───── Supplied data ─────
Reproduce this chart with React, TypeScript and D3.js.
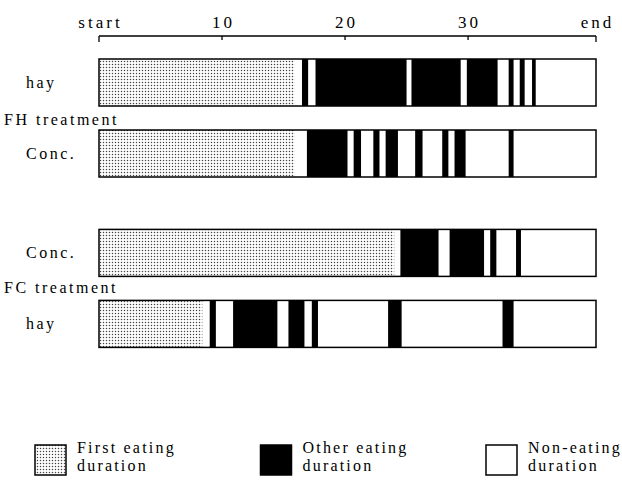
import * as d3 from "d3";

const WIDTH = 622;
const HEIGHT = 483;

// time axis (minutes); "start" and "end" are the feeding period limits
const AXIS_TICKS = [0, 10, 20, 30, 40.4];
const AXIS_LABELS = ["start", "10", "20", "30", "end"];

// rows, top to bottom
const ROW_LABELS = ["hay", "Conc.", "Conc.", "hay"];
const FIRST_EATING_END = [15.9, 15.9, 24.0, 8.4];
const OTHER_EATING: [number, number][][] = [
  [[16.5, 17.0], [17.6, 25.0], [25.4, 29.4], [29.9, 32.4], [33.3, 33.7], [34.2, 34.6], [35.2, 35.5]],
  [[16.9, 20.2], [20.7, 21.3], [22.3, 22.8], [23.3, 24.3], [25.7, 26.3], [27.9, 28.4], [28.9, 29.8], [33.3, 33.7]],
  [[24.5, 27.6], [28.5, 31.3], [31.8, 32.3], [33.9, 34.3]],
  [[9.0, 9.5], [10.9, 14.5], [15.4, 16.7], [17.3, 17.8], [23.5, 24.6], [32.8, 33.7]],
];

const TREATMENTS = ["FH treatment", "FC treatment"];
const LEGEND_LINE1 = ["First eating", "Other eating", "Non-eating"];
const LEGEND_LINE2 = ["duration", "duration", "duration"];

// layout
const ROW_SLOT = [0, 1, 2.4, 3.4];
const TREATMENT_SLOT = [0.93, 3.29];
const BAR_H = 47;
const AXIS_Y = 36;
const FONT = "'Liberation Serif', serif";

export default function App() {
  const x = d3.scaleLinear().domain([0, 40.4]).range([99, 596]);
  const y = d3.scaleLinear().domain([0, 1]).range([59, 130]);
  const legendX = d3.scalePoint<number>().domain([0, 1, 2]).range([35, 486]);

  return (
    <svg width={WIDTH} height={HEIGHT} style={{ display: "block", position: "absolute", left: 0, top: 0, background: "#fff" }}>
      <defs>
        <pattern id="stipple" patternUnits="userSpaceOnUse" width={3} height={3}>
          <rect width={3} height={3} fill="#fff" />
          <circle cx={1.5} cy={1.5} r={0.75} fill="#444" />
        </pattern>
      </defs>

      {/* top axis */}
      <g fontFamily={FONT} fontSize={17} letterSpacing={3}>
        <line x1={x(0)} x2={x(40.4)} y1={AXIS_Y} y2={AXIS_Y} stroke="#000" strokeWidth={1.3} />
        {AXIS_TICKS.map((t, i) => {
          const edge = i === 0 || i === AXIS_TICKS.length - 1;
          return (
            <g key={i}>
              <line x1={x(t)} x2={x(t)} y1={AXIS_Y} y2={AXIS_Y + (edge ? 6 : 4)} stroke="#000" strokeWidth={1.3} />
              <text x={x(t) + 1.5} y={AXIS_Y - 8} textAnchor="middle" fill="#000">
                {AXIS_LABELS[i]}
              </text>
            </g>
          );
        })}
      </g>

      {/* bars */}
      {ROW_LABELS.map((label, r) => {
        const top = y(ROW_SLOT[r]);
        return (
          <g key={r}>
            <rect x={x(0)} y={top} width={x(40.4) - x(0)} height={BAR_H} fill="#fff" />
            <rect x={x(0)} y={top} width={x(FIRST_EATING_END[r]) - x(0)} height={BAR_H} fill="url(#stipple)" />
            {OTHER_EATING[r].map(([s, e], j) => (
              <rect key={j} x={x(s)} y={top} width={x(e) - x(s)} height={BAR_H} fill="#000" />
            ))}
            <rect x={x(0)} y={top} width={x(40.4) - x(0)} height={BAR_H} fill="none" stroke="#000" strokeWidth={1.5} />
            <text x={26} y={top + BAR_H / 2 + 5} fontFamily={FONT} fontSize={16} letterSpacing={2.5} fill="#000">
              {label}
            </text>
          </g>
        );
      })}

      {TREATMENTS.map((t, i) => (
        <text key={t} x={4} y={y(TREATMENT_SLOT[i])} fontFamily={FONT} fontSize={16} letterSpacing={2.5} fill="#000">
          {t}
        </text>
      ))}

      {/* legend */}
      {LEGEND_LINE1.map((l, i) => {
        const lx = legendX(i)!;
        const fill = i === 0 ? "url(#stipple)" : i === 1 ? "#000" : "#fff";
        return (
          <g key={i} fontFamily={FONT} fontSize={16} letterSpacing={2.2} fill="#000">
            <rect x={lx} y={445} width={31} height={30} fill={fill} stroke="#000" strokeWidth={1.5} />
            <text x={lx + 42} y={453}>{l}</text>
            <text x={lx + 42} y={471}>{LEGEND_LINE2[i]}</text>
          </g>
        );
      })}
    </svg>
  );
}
─────
**Exercise prompt:**
Go through the listing above and quote it exactly, apart from its images.

**Final result:**
Reproduce this chart with React, TypeScript and D3.js.
import * as d3 from "d3";

const WIDTH = 622;
const HEIGHT = 483;

// time axis (minutes); "start" and "end" are the feeding period limits
const AXIS_TICKS = [0, 10, 20, 30, 40.4];
const AXIS_LABELS = ["start", "10", "20", "30", "end"];

// rows, top to bottom
const ROW_LABELS = ["hay", "Conc.", "Conc.", "hay"];
const FIRST_EATING_END = [15.9, 15.9, 24.0, 8.4];
const OTHER_EATING: [number, number][][] = [
  [[16.5, 17.0], [17.6, 25.0], [25.4, 29.4], [29.9, 32.4], [33.3, 33.7], [34.2, 34.6], [35.2, 35.5]],
  [[16.9, 20.2], [20.7, 21.3], [22.3, 22.8], [23.3, 24.3], [25.7, 26.3], [27.9, 28.4], [28.9, 29.8], [33.3, 33.7]],
  [[24.5, 27.6], [28.5, 31.3], [31.8, 32.3], [33.9, 34.3]],
  [[9.0, 9.5], [10.9, 14.5], [15.4, 16.7], [17.3, 17.8], [23.5, 24.6], [32.8, 33.7]],
];

const TREATMENTS = ["FH treatment", "FC treatment"];
const LEGEND_LINE1 = ["First eating", "Other eating", "Non-eating"];
const LEGEND_LINE2 = ["duration", "duration", "duration"];

// layout
const ROW_SLOT = [0, 1, 2.4, 3.4];
const TREATMENT_SLOT = [0.93, 3.29];
const BAR_H = 47;
const AXIS_Y = 36;
const FONT = "'Liberation Serif', serif";

export default function App() {
  const x = d3.scaleLinear().domain([0, 40.4]).range([99, 596]);
  const y = d3.scaleLinear().domain([0, 1]).range([59, 130]);
  const legendX = d3.scalePoint<number>().domain([0, 1, 2]).range([35, 486]);

  return (
    <svg width={WIDTH} height={HEIGHT} style={{ display: "block", position: "absolute", left: 0, top: 0, background: "#fff" }}>
      <defs>
        <pattern id="stipple" patternUnits="userSpaceOnUse" width={3} height={3}>
          <rect width={3} height={3} fill="#fff" />
          <circle cx={1.5} cy={1.5} r={0.75} fill="#444" />
        </pattern>
      </defs>

      {/* top axis */}
      <g fontFamily={FONT} fontSize={17} letterSpacing={3}>
        <line x1={x(0)} x2={x(40.4)} y1={AXIS_Y} y2={AXIS_Y} stroke="#000" strokeWidth={1.3} />
        {AXIS_TICKS.map((t, i) => {
          const edge = i === 0 || i === AXIS_TICKS.length - 1;
          return (
            <g key={i}>
              <line x1={x(t)} x2={x(t)} y1={AXIS_Y} y2={AXIS_Y + (edge ? 6 : 4)} stroke="#000" strokeWidth={1.3} />
              <text x={x(t) + 1.5} y={AXIS_Y - 8} textAnchor="middle" fill="#000">
                {AXIS_LABELS[i]}
              </text>
            </g>
          );
        })}
      </g>

      {/* bars */}
      {ROW_LABELS.map((label, r) => {
        const top = y(ROW_SLOT[r]);
        return (
          <g key={r}>
            <rect x={x(0)} y={top} width={x(40.4) - x(0)} height={BAR_H} fill="#fff" />
            <rect x={x(0)} y={top} width={x(FIRST_EATING_END[r]) - x(0)} height={BAR_H} fill="url(#stipple)" />
            {OTHER_EATING[r].map(([s, e], j) => (
              <rect key={j} x={x(s)} y={top} width={x(e) - x(s)} height={BAR_H} fill="#000" />
            ))}
            <rect x={x(0)} y={top} width={x(40.4) - x(0)} height={BAR_H} fill="none" stroke="#000" strokeWidth={1.5} />
            <text x={26} y={top + BAR_H / 2 + 5} fontFamily={FONT} fontSize={16} letterSpacing={2.5} fill="#000">
              {label}
            </text>
          </g>
        );
      })}

      {TREATMENTS.map((t, i) => (
        <text key={t} x={4} y={y(TREATMENT_SLOT[i])} fontFamily={FONT} fontSize={16} letterSpacing={2.5} fill="#000">
          {t}
        </text>
      ))}

      {/* legend */}
      {LEGEND_LINE1.map((l, i) => {
        const lx = legendX(i)!;
        const fill = i === 0 ? "url(#stipple)" : i === 1 ? "#000" : "#fff";
        return (
          <g key={i} fontFamily={FONT} fontSize={16} letterSpacing={2.2} fill="#000">
            <rect x={lx} y={445} width={31} height={30} fill={fill} stroke="#000" strokeWidth={1.5} />
            <text x={lx + 42} y={453}>{l}</text>
            <text x={lx + 42} y={471}>{LEGEND_LINE2[i]}</text>
          </g>
        );
      })}
    </svg>
  );
}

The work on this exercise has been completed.